Netflix has purchased the rights to Paramount's upcoming horror film Eli. The R-rated horror film revolves around a boy that is receiving treatment for his auto-immune disorder, who finds out that his house is no longer safe. The film stars Charlie Shotwell as Eli, as well as Lili Taylor, Kelly Reilly, and Max Martini, with Ciarán Foy calling the shots as director.
While Netflix has dozens upon dozens of original TV shows and movies, they have also been buying the rights to several movies from big studios such as Paramount, Universal, and Warner Bros. Paramount distributed Annihilation in the U.S., Canada, and China, but put the film on Netflix for the rest of the world. Netflix also purchased the rights to the film Extinction starring Lizzy Caplan and Michael Peña this year, as well as surprising fans by releasing The Cloverfield Paradox directly after Super Bowl LII. While some of the films they purchased got horrible reviews, that doesn't seem to be the reason why Paramount is moving Eli to Netflix.
First reported by Collider, Netflix has acquired the rights to Paramount's Eli, with plans to still release the film in 2019. Collider revealed that Eli had tested well with audiences, but Paramount decided to move the project to Netflix after Paramount Players' head Brian Robbins left Paramount to run Nickelodeon for Viacom. Paramount had given Eli a release date of January 4, 2019, but had removed the release date a few weeks ago. Eli will stream on Netflix in 2019, but the film doesn't have a set release date as of right now.

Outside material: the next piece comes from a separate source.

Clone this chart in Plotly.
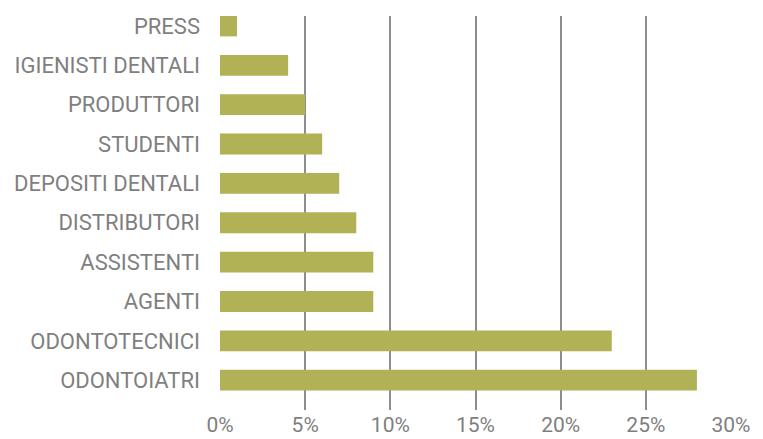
import plotly.graph_objects as go

# ─── Data ────────────────────────────────────────────────────────────────────
categories = ['ODONTOIATRI', 'ODONTOTECNICI', 'AGENTI', 'ASSISTENTI', 'DISTRIBUTORI',
              'DEPOSITI DENTALI', 'STUDENTI', 'PRODUTTORI', 'IGIENISTI DENTALI', 'PRESS']
values = [28, 23, 9, 9, 8, 7, 6, 5, 4, 1]
x_ticks = [0, 5, 10, 15, 20, 25, 30]
x_tick_labels = ['0%', '5%', '10%', '15%', '20%', '25%', '30%']

COLORS = {
    'bar': '#b0b255',
    'grid': '#8d8c93',
    'text': '#7f7f7f',
}
FONT = 'Roboto, sans-serif'

fig = go.Figure(go.Bar(
    x=values,
    y=categories,
    orientation='h',
    width=0.53,
    marker=dict(color=COLORS['bar'], line=dict(width=0)),
))

# the page body adds an 8px offset, margins account for it
fig.update_layout(
    width=763,
    height=439,
    paper_bgcolor='white',
    plot_bgcolor='white',
    font=dict(family=FONT, color=COLORS['text'], size=21),
    margin=dict(l=212, r=40, t=6, b=37),
    showlegend=False,
    xaxis=dict(
        range=[0, 30],
        tickvals=x_ticks,
        ticktext=x_tick_labels,
        showgrid=True,
        gridcolor=COLORS['grid'],
        gridwidth=1.5,
        zeroline=False,
        showline=False,
        tickfont=dict(size=21, color=COLORS['text']),
    ),
    yaxis=dict(
        range=[-0.758, 9.253],
        showgrid=False,
        zeroline=False,
        showline=False,
        ticklabelstandoff=19,
        tickfont=dict(size=22, color=COLORS['text']),
    ),
)

fig.write_html("out.html")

Even though Netflix has bought the rights to films before, buying a horror movie that is believed to have tested well with audiences is another step in the right direction for the streaming service. Along with the sci-fi thrillers that were mentioned above, Netflix also purchased the rights to Mowgli: Legend of the Jungle from Warner Bros., which had a star-studded cast including Christian Bale, Cate Blanchett, and Benedict Cumberbatch. While Mowgli has received less than favorable reviews, it was considered a huge step for the streaming service, since it built a strong bridge between Netflix and Hollywood.
Eli was going to be released in a little less than a month, but Paramount still hadn't released any marketing material for the film. Horror fans haven't even gotten a poster or a trailer, but this could've been part of Paramount's reasoning to move Eli to Netflix, along with the fact that the film didn't really provide any big-name actors or a well-known director. Even though Eli might have gotten great reviews with a theatrical release, Paramount avoided risking a box office bomb by selling the film to Netflix instead.